An integrated approach to the design of supercavitating underwater vehicles

Ahn, Seong Sik 09 May 2007 (has links)
A supercavitating vehicle, a next-generation underwater vehicle capable of changing the paradigm of modern marine warfare, exploits supercavitation as a means to reduce drag and achieve extremely high submerged speeds. In supercavitating flows, a low-density gaseous cavity entirely envelops the vehicle and as a result the vehicle is in contact with liquid water only at its nose and partially over the afterbody. Hence, the vehicle experiences a substantially reduced skin drag and can achieve much higher speed than conventional vehicles. The development of a controllable and maneuvering supercavitating vehicle has been confronted with various challenging problems such as the potential instability of the vehicle, the unsteady nature of cavity dynamics, the complex and non-linear nature of the interaction between vehicle and cavity. Furthermore, major questions still need to be resolved regarding the basic configuration of the vehicle itself, including its control surfaces, the control system, and the cavity dynamics. In order to answer these fundamental questions, together with many similar ones, this dissertation develops an integrated simulation-based design tool to optimize the vehicle configuration subjected to operational design requirements, while predicting the complex coupled behavior of the vehicle for each design configuration.

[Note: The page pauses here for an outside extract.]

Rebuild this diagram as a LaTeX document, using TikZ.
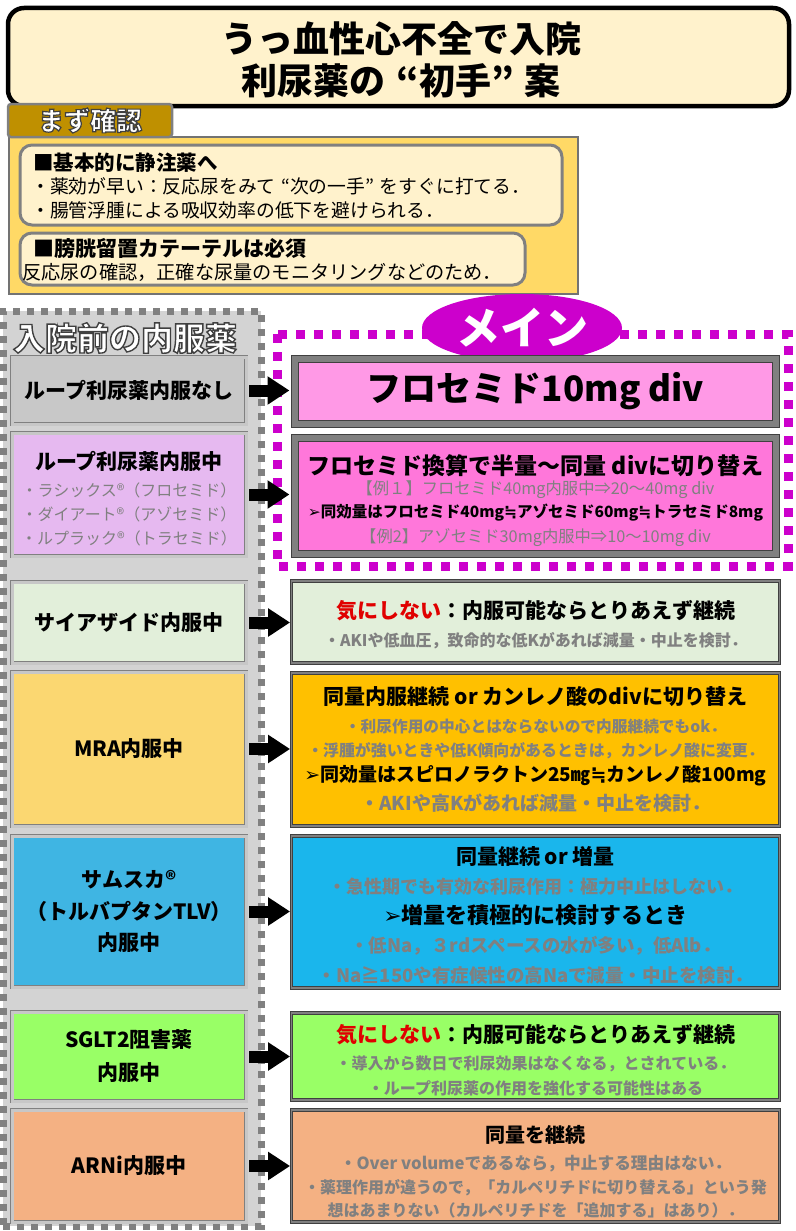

Particularly, this research attempts to include maneuvering flight as well as various operating trim conditions directly in the vehicle configurational optimization. This integrated approach provides significant improvement in performance in the preliminary design phase and indicates that trade-offs between various performance indexes are required due to their conflicting requirements. This dissertation also investigates trim conditions and dynamic characteristics of supercavitating vehicles through a full 6 DOF model. The influence of operating conditions, and cavity models and their memory effects on trim is analyzed and discussed. Unique characteristics are identified, e.g. the cavity memory effects introduce a favorable stabilizing effect by providing restoring fins and planing forces. Furthermore, this research investigates the flight envelope of a supercavitating vehicle, which is significantly different from that of a conventional vehicle due to different hydrodynamic coefficients as well as unique operational conditions.